Давыдов, один из организаторов и руководителей партизанского движения Отечественной войны 1812 года, заслужил известность также и в качестве военного писателя и мемуариста.

Денис Давыдов

Я не поэт, я – партизан, казак.

Я иногда бывал на Пинде,

но наскоком…

Денис Давыдов – «Ответ», 1826

Денис Васильевич Давыдов был самым настоящим, самым знаменитым партизаном Отечественной войны.

Ни один из русских поэтов не удостоился при жизни такого количества дружеских посланий и посвящений. И почти во всех – удивление странным, противоестественным соединением поэзии и войны.
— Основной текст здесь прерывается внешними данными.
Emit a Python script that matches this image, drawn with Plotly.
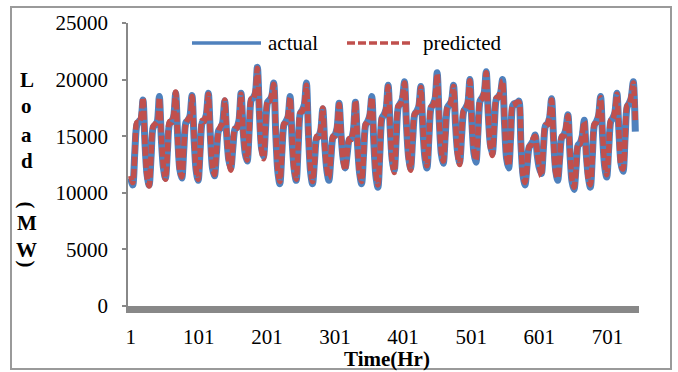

А ещё более странное единение – поэта и воина – почему-то не казалось удивительным. «Давыдов, воин и поэт! // И в мире и в боях равно ты побеждаешь…» (С. Нечаев, 1816).

Это вечное «приложение»: «поэт-партизан», «поэт-воин», «певец-витязь», «певец-гусар». В отношении к Д.Давыдову сочетания подобного рода стали настолько привычны, что мы перестали замечать их несочетаемость.

Именно с Денисом Давыдовым и с его поэзией связано и наше особенное культурологическое отношение к самому понятию «гусар». До появления его стихотворений в сознании русского человека «гусары» («легкоконные воины». – Вл. Даль) ничем не отличались от «улан», «драгун», «кирасир» или «гренадёр». Служба в гусарских войсках поначалу вовсе не была престижной: тот же Давыдов начал служить в куда более привилегированном Кавалергардском полку – и лишь в 1804 году, за сочинение противоправительственных басен, был «понижен» рангом и сослан в Белорусский гусарский полк. Но в этом же году стало расходиться в многочисленных списках его стихотворение, положившее начало особенному отношению к гусарам. Стихотворение это было посвящено лихому буяну А.П. Бурцову, старшему сослуживцу автора, - и если бы не это стихотворение, то имя Бурцова, пьяницы и гуляки, ничем более себя не прославившего, давно бы кануло в вечность…

Представленный Давыдовым гусар – это был, собственно, первый в русской литературе живой образ воина, воссозданный путём словесного творчества. В стихах «поэта-воина» фактически нет ни одного описания сражения (какие есть у «невоинов» Батюшкова или Пушкина). Он часто ограничивается упоминанием неких «опорных» деталей военного быта («Сабля, водка, конь гусарский…») и охотнее воспевает не «сечу», а «биваки»…

Использовались Давыдовым и гиперболы, например, с непременной «водкой», столь «ухарски» потребляемой на пирушках: «Ставь бутылки перед нами…». Усы – с самых ранних стихов поэта – стали своеобразным символом гусара – «честью гусара»: «С закрученными усами…», «И с проседью усов…». Ещё более пестрят этими самыми «усами» стихотворные послания к Давыдову: «усатый запевала», «и закрутив с досады ус», «усатый воин». Благодаря этому образу понятие «гусар» стало нарицательным и даже расширительным: в обиход вошли слова «гусарить» («молодцевать из похвальбы, франтить молодечеством». – Вл. Даль) и «гусаристый»… Козьме Пруткову принадлежит шутливый, но очень глубокий афоризм: «Если хочешь быть красивым, поступи в гусары».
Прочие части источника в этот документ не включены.